The shotgun blast struck her face, removing her nose, her hair, most of her skin. I raised my G18 and filled her full of darts but missed her eye sockets.

But that box—what was in it?

Then I knew.

“She’s got a nuke!” I yelled.

An Octo latched onto Wren before she could get her cleaver up.

“John!” Pilate fell past me and stuck the shotgun into the gaping mouth of the thing and pulled the trigger. Brains and blood sprayed into the air out of the Octo’s skull.

June Mai and Sharlotte were behind us, their assault rifles peppering the Octos that had made it onboard. But the bullets wouldn’t pierce their gray thick hide, living plastic, neofiber made into skin.

“Aim for the eyes!” I yelled.

“Trying to!” Sharlotte yelled back.

The Severin bent back down to the box. It was bolted to the floor.

Octos surrounded her, giving her time to trigger the bomb. Wren leapt onto them. Their sharp tentacles tore through my sister’s skin, but she ignored the pain. Wren ripped gray coils away from writhing bodies, tossed them out, and smashed skulls with her fingers. Still, my sister couldn’t get to the Severin.

Pilate knelt, reloading his Homewrecker.

The last of the hallway melted away. I grabbed hold of the Kevlar envelope to keep from falling. I pulled Jack in there with me. Likewise, Pilate, Sharlotte, the rest of us, gripped the remnants of the walls and envelope to stay on the floating walkway.

Wren fought alone. Which is what she liked. My sister threw the last of the Octos away from the Severin and the ammo box. June Mai raced forward and emptied her MG21 into the head of the clone, blowing her out of the way.

She reached into the box and didn’t move.

Pilate, Jack, Batista, and some other outlaws, stayed behind near the aft of the ruined zeppelin. Wren was near the front of the Evermore, fighting.

Sharlotte and I stumbled across the walkway to get to June, in that bit of room, with her hand in the box bolted to the floor.

A Blackhawk was hit by a missile and careened down to the field below. Two more ARK zeppelins, fast Jimmies, had joined the fray, guns blazing.

The Heartbreaker returned fire, trying to give us more time. We needed to get out of there. But where could we go?

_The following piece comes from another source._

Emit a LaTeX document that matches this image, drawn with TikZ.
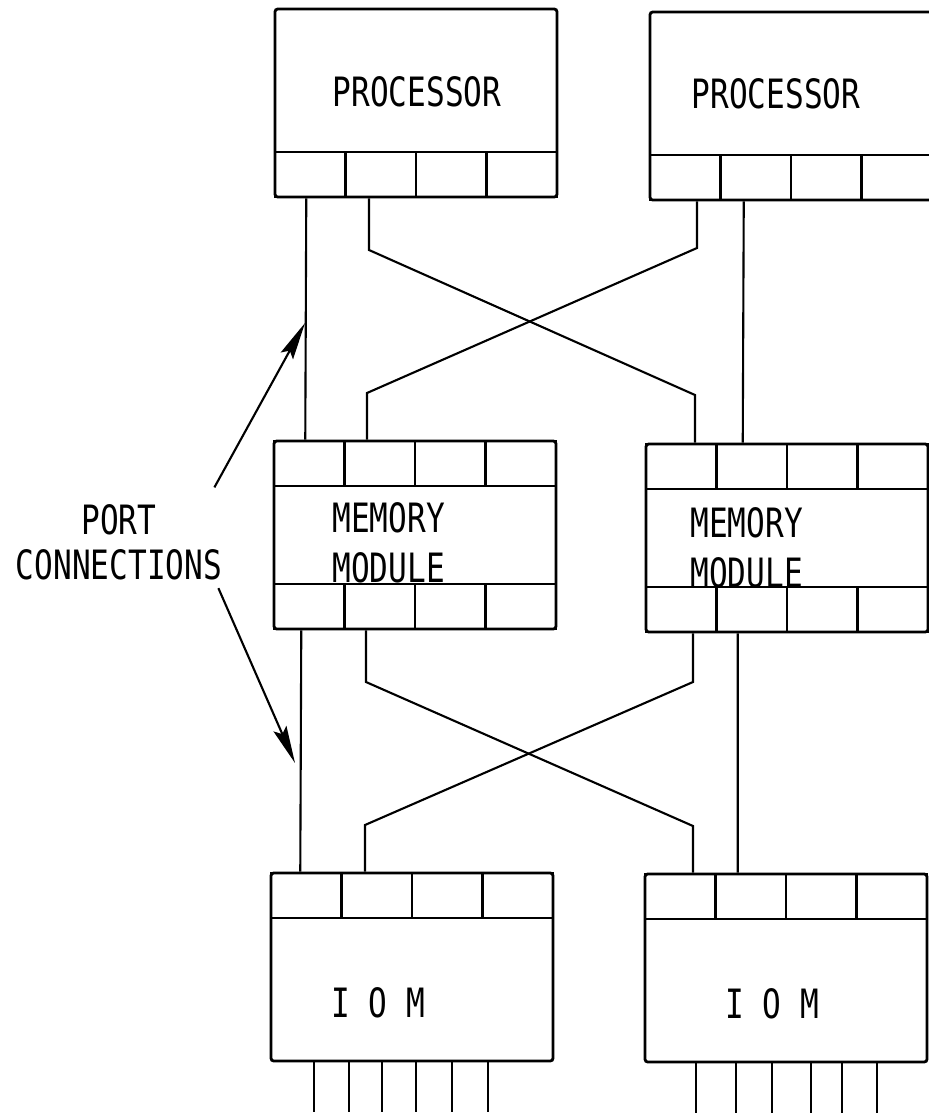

“No!” Sharlotte called out, and I didn’t know why.

“Only way!” June Mai shouted.

The Evermore bucked and I was thrown next to the box. The readout blinked 00:01. We had one second before the device split a hydrogen atom and the resulting the explosion would consume us all.

June Mai’s finger held a lever. It was clear: if she lifted her finger, the last second would tick down and the hydrogen bomb would go off.

The Heartbreaker turned in the sky above us. The skeletal remains of The Evermore swung about. I figured Sketchy was running low on ammo and she needed to flee from the two new ARK zeppelins.

Octos clung to the bow of The Evermore, using the spines of their tentacles to grip the shredded Kevlar. They started creeping toward us.

“You are all going to go,” June Mai said. “I’ll hold them off as long as I can, and then I’ll let the Cleaner take them.”

But the bomb wouldn’t just blow up the ARK forces. The Americans trapped near the Pepsi Center would die as well.

All of Denver would be destroyed.

June Mai turned and grabbed Sharlotte’s head and kissed my sister with everything she had. “Remember me. Remember my love.”

“This is bullshit.” I went forward, to figure out that bomb, to save my sister’s wife.

I never got the chance. Left-handed, June Mae punched me in the nose. Like I’d punched her. She swiveled, picked up her assault rifle, and one-handed, took out the first Octo who was scrambling down the twisted corridor floor turned bridge.

Sure, my sister gets the kiss. I get the punch.

Back near the aft, where the Evermore was connected to the Heartbreaker, Pilate, Baptista, and others were firing into the Octos creeping up from the rear.

Wren took care of the monsters at the front, Sharlotte helped as well. She triggered Tina Machinegun’s grenade launcher and sent a shell into the creatures.

She calmly fed another shell into the launcher from the bandolier around her.

“You leave now, Cavatica,” my big sister said. “I’ll stay with June Mai. I want this.”